_Directive_
Restate all the material verbatim, except for the pictures.

_Provided data_

------------------------------------------------------------------------

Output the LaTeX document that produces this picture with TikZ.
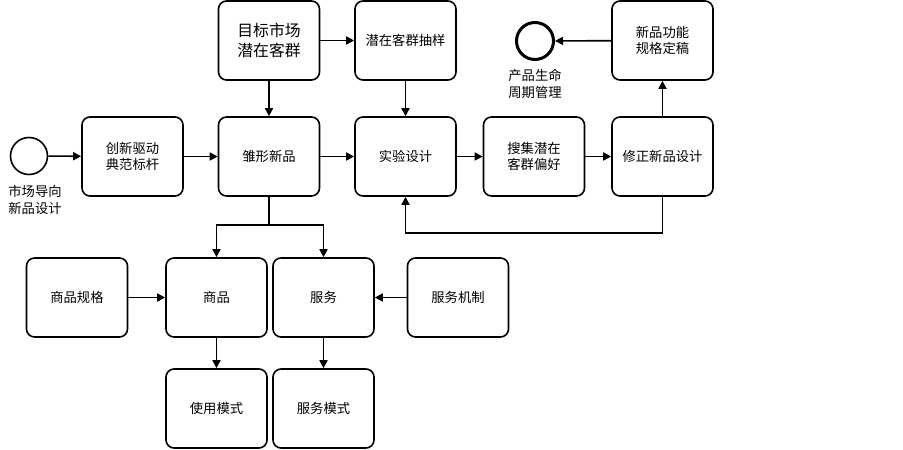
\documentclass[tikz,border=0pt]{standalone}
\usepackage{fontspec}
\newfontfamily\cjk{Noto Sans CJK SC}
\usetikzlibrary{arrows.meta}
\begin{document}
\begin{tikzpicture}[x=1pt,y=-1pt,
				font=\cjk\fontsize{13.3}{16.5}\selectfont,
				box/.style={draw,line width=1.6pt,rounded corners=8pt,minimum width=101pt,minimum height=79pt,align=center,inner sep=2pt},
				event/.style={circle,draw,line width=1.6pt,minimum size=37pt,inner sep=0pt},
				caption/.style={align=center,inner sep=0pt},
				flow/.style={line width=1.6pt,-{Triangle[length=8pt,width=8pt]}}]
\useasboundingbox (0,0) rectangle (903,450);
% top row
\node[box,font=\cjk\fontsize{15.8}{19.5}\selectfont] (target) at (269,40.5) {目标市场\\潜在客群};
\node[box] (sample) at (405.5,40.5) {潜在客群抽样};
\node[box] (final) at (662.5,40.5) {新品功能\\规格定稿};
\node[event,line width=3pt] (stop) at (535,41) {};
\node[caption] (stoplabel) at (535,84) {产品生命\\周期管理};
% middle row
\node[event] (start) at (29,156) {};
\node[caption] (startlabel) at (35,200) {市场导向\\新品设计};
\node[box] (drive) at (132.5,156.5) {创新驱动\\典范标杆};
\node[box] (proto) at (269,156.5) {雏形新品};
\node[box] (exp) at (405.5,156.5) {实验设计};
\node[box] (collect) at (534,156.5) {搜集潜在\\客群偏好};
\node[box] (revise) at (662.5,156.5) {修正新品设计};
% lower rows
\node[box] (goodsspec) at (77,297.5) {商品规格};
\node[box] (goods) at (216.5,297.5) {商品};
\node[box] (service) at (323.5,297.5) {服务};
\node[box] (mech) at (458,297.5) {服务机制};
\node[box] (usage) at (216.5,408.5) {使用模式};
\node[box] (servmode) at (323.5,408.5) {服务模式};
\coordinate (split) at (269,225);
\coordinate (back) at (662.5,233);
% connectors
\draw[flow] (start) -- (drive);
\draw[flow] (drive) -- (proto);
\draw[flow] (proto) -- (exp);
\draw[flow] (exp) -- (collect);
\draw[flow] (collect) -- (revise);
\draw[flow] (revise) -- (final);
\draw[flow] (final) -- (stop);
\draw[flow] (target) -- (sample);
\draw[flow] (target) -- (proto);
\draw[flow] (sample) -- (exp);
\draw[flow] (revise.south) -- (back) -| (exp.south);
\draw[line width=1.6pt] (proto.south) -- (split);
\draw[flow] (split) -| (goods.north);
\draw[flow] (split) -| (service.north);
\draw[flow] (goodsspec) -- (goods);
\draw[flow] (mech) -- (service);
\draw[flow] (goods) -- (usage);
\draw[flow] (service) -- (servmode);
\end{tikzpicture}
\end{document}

------------------------------------------------------------------------

_Answer for this exercise_
Output the LaTeX document that produces this picture with TikZ.
\documentclass[tikz,border=0pt]{standalone}
\usepackage{fontspec}
\newfontfamily\cjk{Noto Sans CJK SC}
\usetikzlibrary{arrows.meta}
\begin{document}
\begin{tikzpicture}[x=1pt,y=-1pt,
				font=\cjk\fontsize{13.3}{16.5}\selectfont,
				box/.style={draw,line width=1.6pt,rounded corners=8pt,minimum width=101pt,minimum height=79pt,align=center,inner sep=2pt},
				event/.style={circle,draw,line width=1.6pt,minimum size=37pt,inner sep=0pt},
				caption/.style={align=center,inner sep=0pt},
				flow/.style={line width=1.6pt,-{Triangle[length=8pt,width=8pt]}}]
\useasboundingbox (0,0) rectangle (903,450);
% top row
\node[box,font=\cjk\fontsize{15.8}{19.5}\selectfont] (target) at (269,40.5) {目标市场\\潜在客群};
\node[box] (sample) at (405.5,40.5) {潜在客群抽样};
\node[box] (final) at (662.5,40.5) {新品功能\\规格定稿};
\node[event,line width=3pt] (stop) at (535,41) {};
\node[caption] (stoplabel) at (535,84) {产品生命\\周期管理};
% middle row
\node[event] (start) at (29,156) {};
\node[caption] (startlabel) at (35,200) {市场导向\\新品设计};
\node[box] (drive) at (132.5,156.5) {创新驱动\\典范标杆};
\node[box] (proto) at (269,156.5) {雏形新品};
\node[box] (exp) at (405.5,156.5) {实验设计};
\node[box] (collect) at (534,156.5) {搜集潜在\\客群偏好};
\node[box] (revise) at (662.5,156.5) {修正新品设计};
% lower rows
\node[box] (goodsspec) at (77,297.5) {商品规格};
\node[box] (goods) at (216.5,297.5) {商品};
\node[box] (service) at (323.5,297.5) {服务};
\node[box] (mech) at (458,297.5) {服务机制};
\node[box] (usage) at (216.5,408.5) {使用模式};
\node[box] (servmode) at (323.5,408.5) {服务模式};
\coordinate (split) at (269,225);
\coordinate (back) at (662.5,233);
% connectors
\draw[flow] (start) -- (drive);
\draw[flow] (drive) -- (proto);
\draw[flow] (proto) -- (exp);
\draw[flow] (exp) -- (collect);
\draw[flow] (collect) -- (revise);
\draw[flow] (revise) -- (final);
\draw[flow] (final) -- (stop);
\draw[flow] (target) -- (sample);
\draw[flow] (target) -- (proto);
\draw[flow] (sample) -- (exp);
\draw[flow] (revise.south) -- (back) -| (exp.south);
\draw[line width=1.6pt] (proto.south) -- (split);
\draw[flow] (split) -| (goods.north);
\draw[flow] (split) -| (service.north);
\draw[flow] (goodsspec) -- (goods);
\draw[flow] (mech) -- (service);
\draw[flow] (goods) -- (usage);
\draw[flow] (service) -- (servmode);
\end{tikzpicture}
\end{document}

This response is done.